4. The Cartesian Equation of the Trajectory
Sometimes, we don't care about the time (\( t \)). We just want to know the shape of the path (the \( y \) position for any given \( x \) position). This is the Cartesian Equation.
Step-by-Step Derivation:
- Start with the horizontal equation: \( x = (u \cos \theta)t \).
- Rearrange to find \( t \): \( t = \frac{x}{u \cos \theta} \).
- Substitute this \( t \) into the vertical equation: \( y = (u \sin \theta)t - \frac{1}{2}gt^2 \).
- \( y = (u \sin \theta)(\frac{x}{u \cos \theta}) - \frac{g}{2}(\frac{x}{u \cos \theta})^2 \).
After simplifying (remembering \( \frac{\sin \theta}{\cos \theta} = \tan \theta \) and \( \frac{1}{\cos^2 \theta} = \sec^2 \theta \)):
The Equation: \( y = x \tan \theta - \frac{gx^2}{2u^2 \cos^2 \theta} \)
Or, using \( \sec^2 \theta = 1 + \tan^2 \theta \):
\( y = x \tan \theta - \frac{gx^2}{2u^2}(1 + \tan^2 \theta) \)
Memory Trick: Notice that the equation is in the form \( y = ax - bx^2 \). This is the equation of a parabola that opens downwards!
5. Problem Solving Tips
When you see a tricky projectile question, follow this checklist:
- Draw a diagram: Mark the initial speed, the angle, and the positive directions.
- List what you know: Is it the height \( y \)? Is it the distance \( x \)? Is it the angle \( \theta \)?
- Choose your direction: If you are looking for how far it traveled, look at Horizontal. If you are looking for how long it was in the air, look at Vertical.

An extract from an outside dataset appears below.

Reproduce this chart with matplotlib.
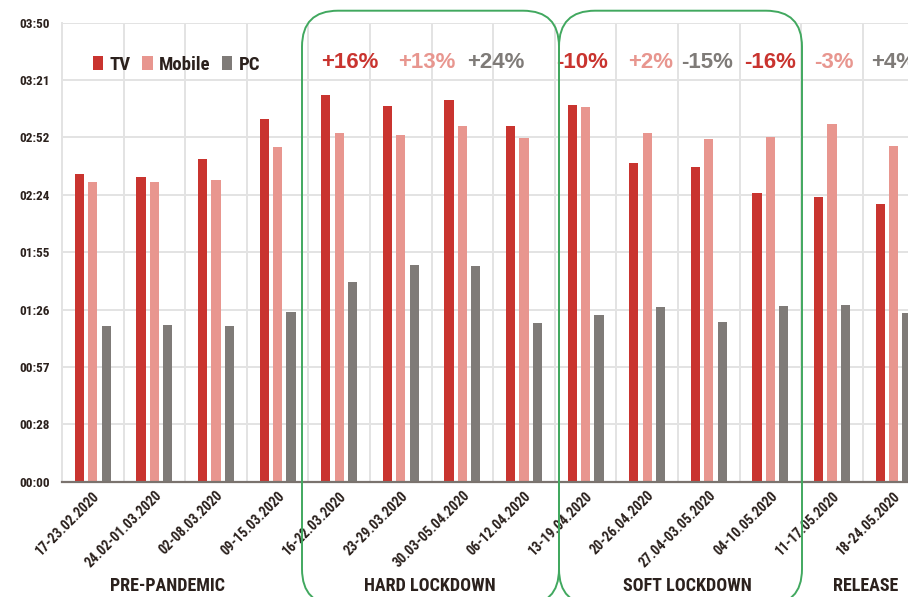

- Link them with time: Time (\( t \)) is the "bridge" that connects horizontal and vertical motion.
Don't worry if this seems tricky at first! The key is practice. Once you realize that the horizontal speed never changes, half the battle is won.
Key Takeaway Summary:
1. Horizontal: \( a_x = 0 \), so \( v_x \) is constant.
2. Vertical: \( a_y = -g \), use SUVAT.
3. Trajectory: The path is a parabola defined by \( y = x \tan \theta - \frac{gx^2}{2u^2 \cos^2 \theta} \).